Still, if the Bible’s not your thing, there are other opportunities for exploring. You may consider joining a Chalice Circle where gatherings of six to ten people meet together for two hours each month to discuss a topic where we share various spiritual, moral or ethical perspectives. These groups follow a prescribed format that encourages deep listening and thoughtful attention to what each person says. Four Circles will hold open circles in October.

If you can’t commit that much time, you may be able to stay a little longer on a Sunday for the Hearthside Chat following most worship services. We simply gather to continue the
conversation about the topic introduced in the worship service t
hat day.  

Two of you have offered to lead a workshop on the Enneagram. You may know it as a way of identifying personality types. But it is actually rooted deeply in ancient wisdom traditions reinterpreted in modern times by George Gurdjieff and, more recently, by Oscar Ichazo. Gurdjieff used Sufi techniques of sacred dance and movement to help students discern certain features of their inner world. Ichazo is credited with the contemporary interpretation that is used by many as a spiritual tool to move toward deeper self discovery and understanding.

Suffice it to say that we are seekers. The spiritual quest is lifelong.
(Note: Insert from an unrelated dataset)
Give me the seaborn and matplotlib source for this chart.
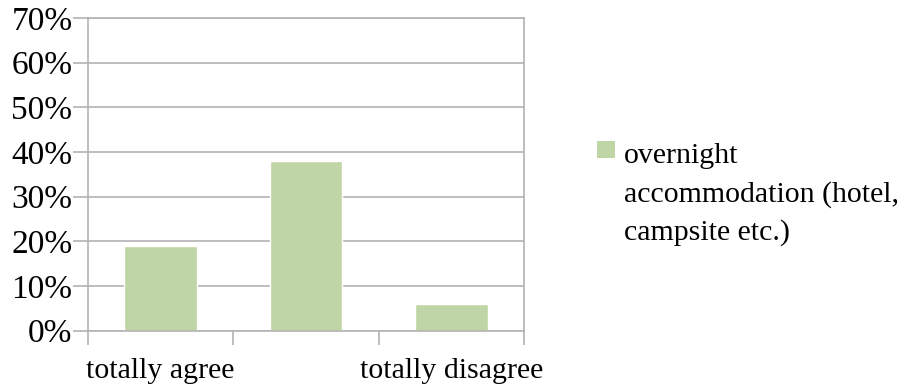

And here at First Parish of Sudbury there are many ways to seek meanings for ourselves in solitude and in the company of one another.

We are here, together, to encourage one another and to accept one another for who we are, and  where we are.

CLOSING WORDS

I close with our congregation’s mission statement:

We are First Parish of Sudbury, a diverse and welcoming community of spiritual seekers; we strive to learn together and support one another as we celebrate life’s important moments and serve the larger community.